金曜日、ドナルド・トランプ米大統領は、アメリカのエネルギー産業を救ってくれたとロシアとサウジアラビアに感謝の意を表明した。トランプ大統領はこれまでの会合の中で、4月の合意に至る間で役割を果たしており、今回の会談前にはサウジアラビアのモハメド・ビン・サルマン皇太子やロシアのウラジーミル・プーチン大統領との電話会談も行っていた。

会談後、ダン・ブルイレット米エネルギー長官はこのようにツイートした。「石油需要の回復が続き、世界経済が再開する中、重要な合意に至った本日の『OPECプラス』の合意に拍手を送る。」

これだけの称賛されている中でも、生産者やアナリストは米国のシェールオイルの見通しを注視しなければならないだろう。価格が上昇すると、一部のシェールオイル生産は再び採算が取れるようになり、米国では閉鎖されていたリグが次々と稼働するようになる。この展開の速さは、原油価格の軌道に左右されるだろう。国内の政治的動向によっては、リビアはもう一つのワイルドカードとなる可能性がある。
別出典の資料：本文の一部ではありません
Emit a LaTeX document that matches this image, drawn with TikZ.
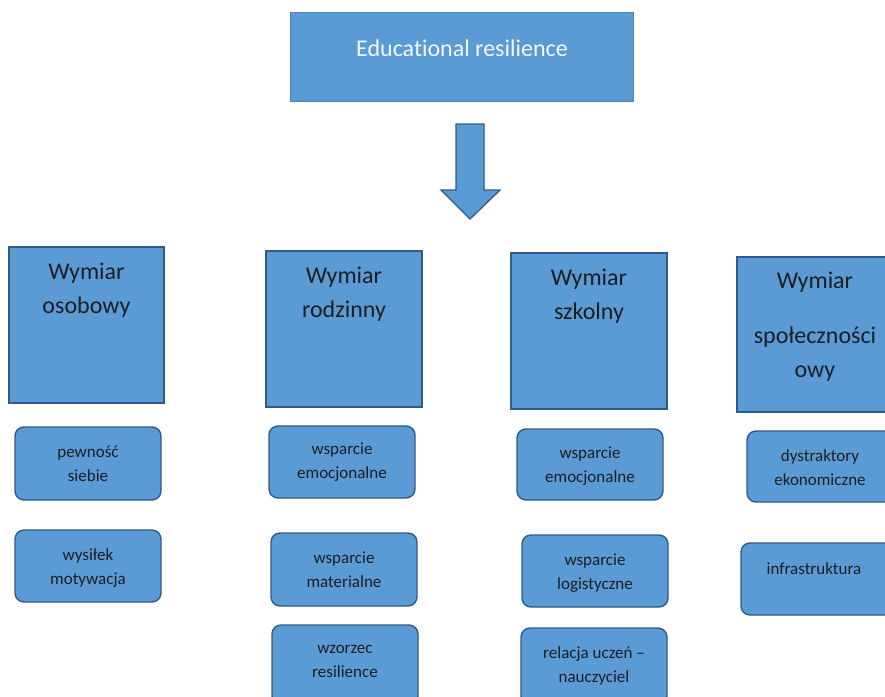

ブレントは「OPECプラス」会合の結果を受けて反応が良く、中央ヨーロッパ標準時の日曜日の早朝までに、5.8%増のバレル当たり42.3ドルに達した。同時にWTIは4月20日に5月先物がロールオーバーされた際のマイナス37ドルを大きく上回る39.55ドルとなり、40ドル台に接近した。

「OPECプラス」が、その迅速かつ断固とした行動により、石油業界全体に大きな貢献をしたことは明らかである。

問題は、この回復がどれだけ持続可能かということである。そしてそれは、原油価格の上昇により、需要と上昇した供給量の両方がどれだけ市場に影響を与えるかにかかっている。